(Credits: Rufus Publishing)
Thu 11 September 2025 14:30, UK
Ozzy Osbourne never forgot the fact that he struck gold with Randy Rhoads.
After Black Sabbath, there was always a question over whether ‘The Prince of Darkness’ was going to be able to live up to his living legend status, but with the right guitarist next to him, he managed to get one of the greatest creative second winds in rock and roll history. But it’s not like Rhoads was in love with the idea of working with Osbourne for the long term when he started making music with him.
Granted, it’s not like Rhoads didn’t have free rein to do whatever he wanted when he got to the studio. Both Osbourne and the producers knew the genius they had on their hands with him, so it made a lot more sense for him to be the musical Swiss army knife half the time. But when they got out on the road to start performing again, there was always something lacking when the band had to go back to Osbourne’s other band.
Despite being contractually obligated to play his fair share of Sabbath material, Rhoads was never as much of a fan of Osbourne’s old band. He never wanted to be the standard bluesy player that Tony Iommi was, which probably explains why Osbourne’s first two records sounded so different. Rhoads was more of a fan of genres like classical music, and looking at his own pieces, it’s clear that was his first love.
Even when working on tour, Rhoads would often find spots to take guitar lessons to practice his classical scales, usually wiping the floor with whomever was teaching him the ropes. But while he did get a handful of featured spots on the song ‘Dee’, there was a lot more music inside him that was never going to be filled if he kept playing heavy metal for the rest of his life.
According to his sister, Rhoads’s initial plan before his death was to come back to California after the tour for Diary of a Madman wrapped up to start studying music properly, saying, “My mom was at the beginning of the process to get him into UCLA for a master’s degree in classical music. Randy was really looking forward to that. Ozzy said, ‘Are you crazy? You’re a rockstar!’ Randy said, ‘That’s not what I want; this is what I want.’ Ozzy said – and I’ll quote him – ‘You could buy your own fucking college if you keep doing this!’ But for Randy, the biggest thing was to be a true musician.”

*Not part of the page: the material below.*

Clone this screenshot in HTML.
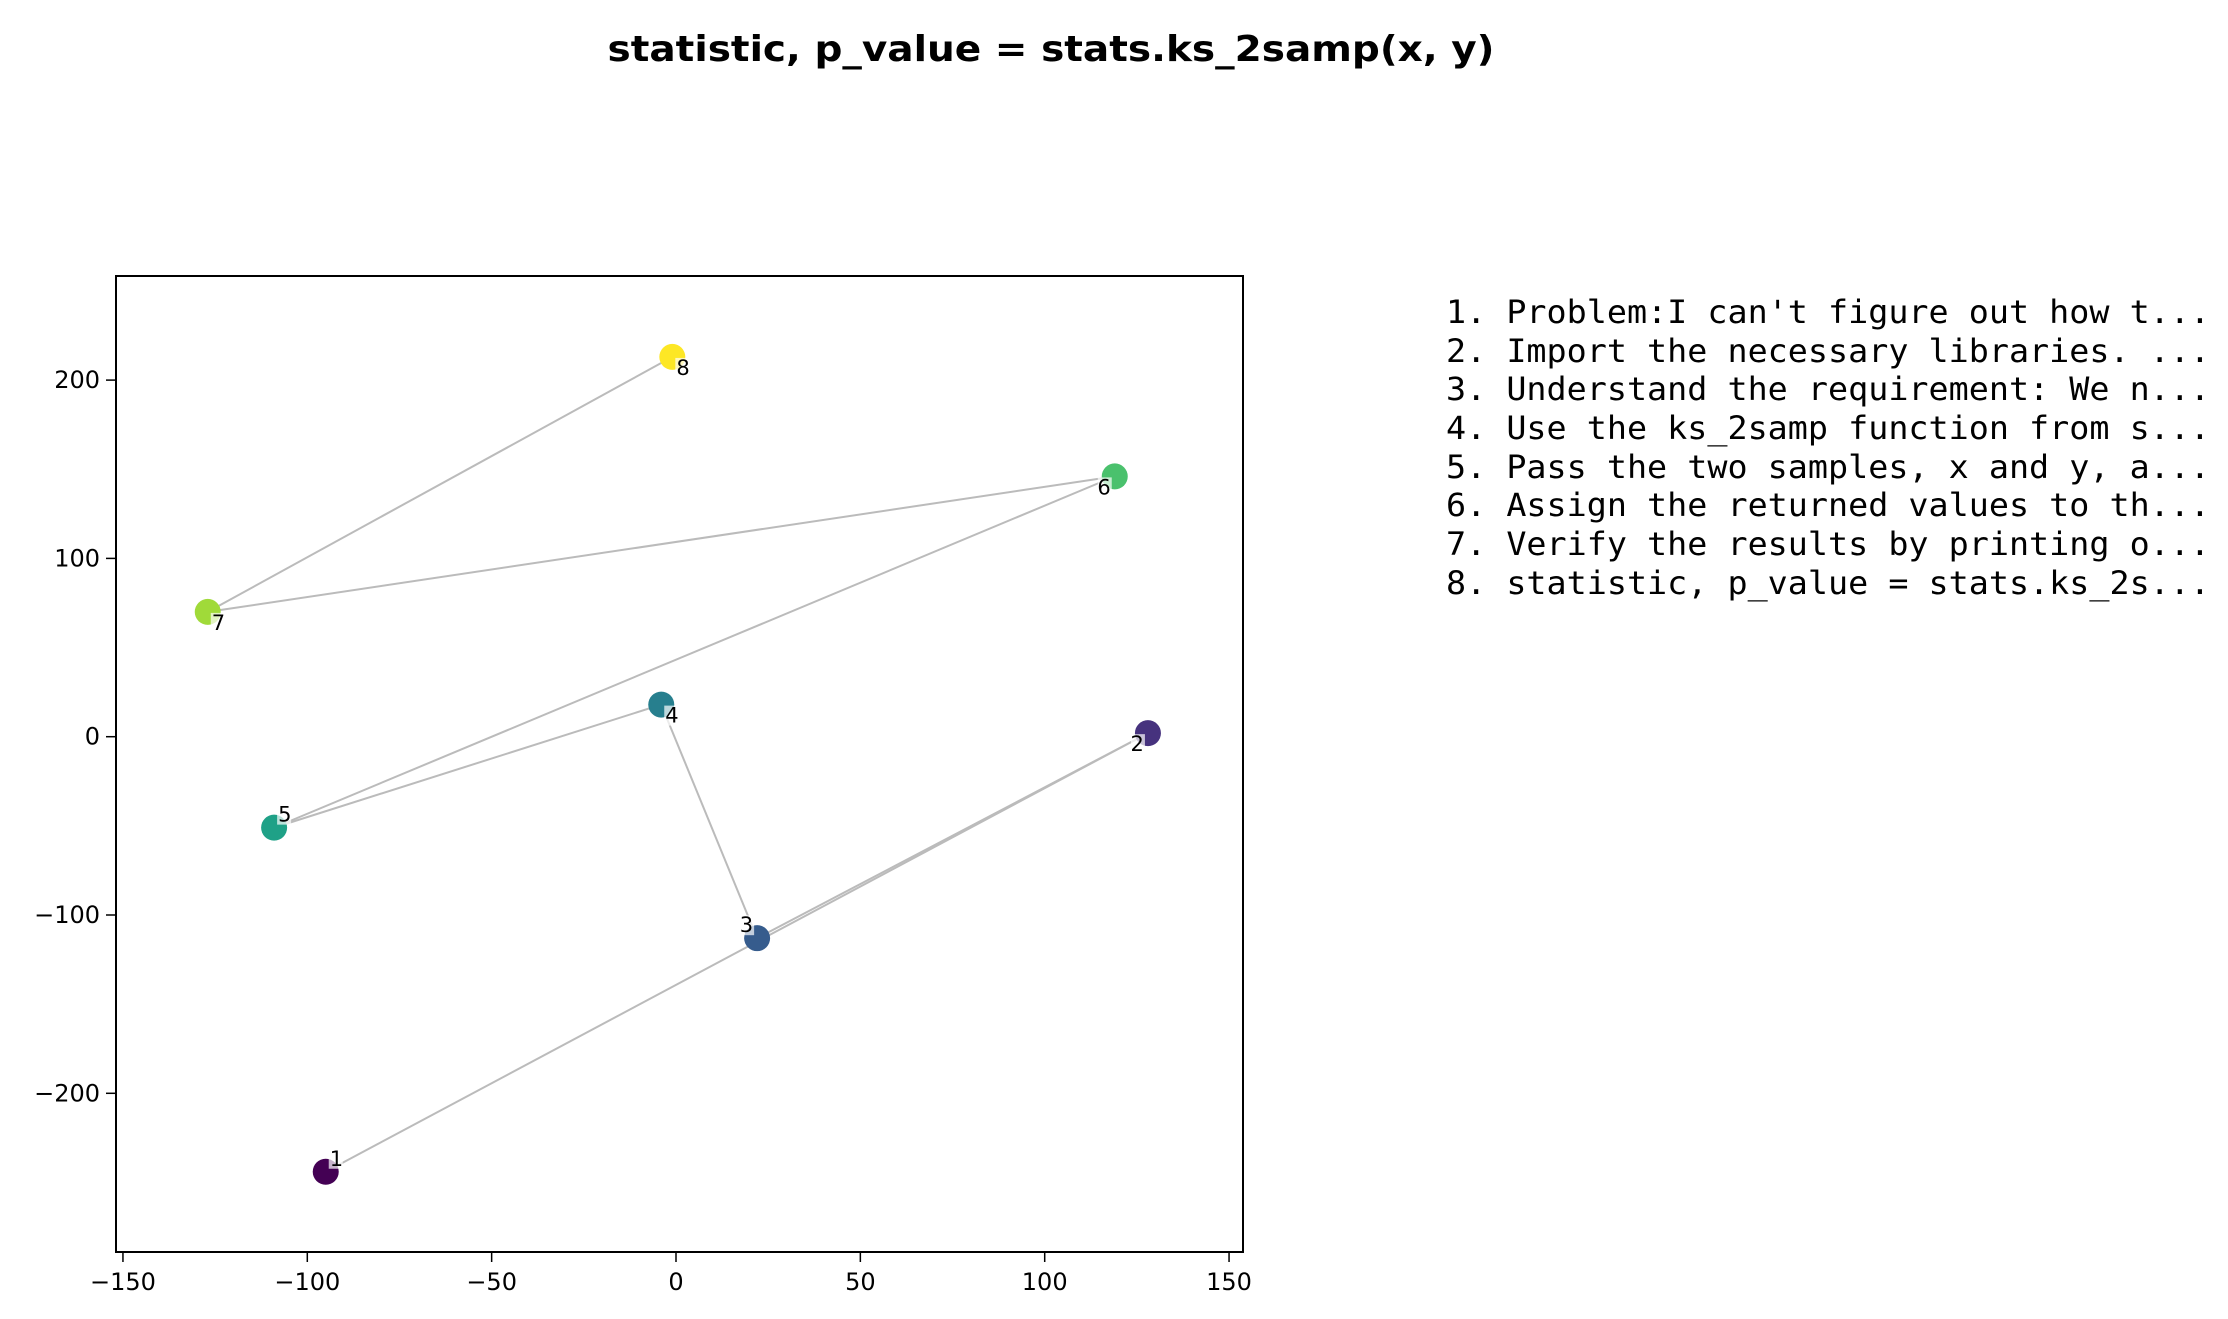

And it’s not like you couldn’t hear Rhoads going in that direction on Osbourne’s last album, either. ‘Over the Mountain’ is a great song that fits in line with Osbourne’s usual output, but the title track that ends the album has a lot more in common with classical pieces aside from the fact that it has a heavy metal lunatic singing over top of it half the time.
We’ll never know what Rhoads would have sounded like had he taken those classes and become a proper musician, but the influence of classical music he brought to metal was already etched in stone. Not even a decade later, Cliff Burton was already beginning to add mini symphonies to Metallica’s work, and while he was an avid classical fan, it’s hard to think of a song like ‘Orion’ being accepted had Rhoads not blown that door wide open.
While both Burton and Rhoads are classic examples of metal geniuses that passed away far too early, what they left the rest of us deserves to be studied by the best in the business. Because if anyone could be able to reach even a fraction of what they could before their passing, imagine what kind of music we could have heard had they made it to the age of 30.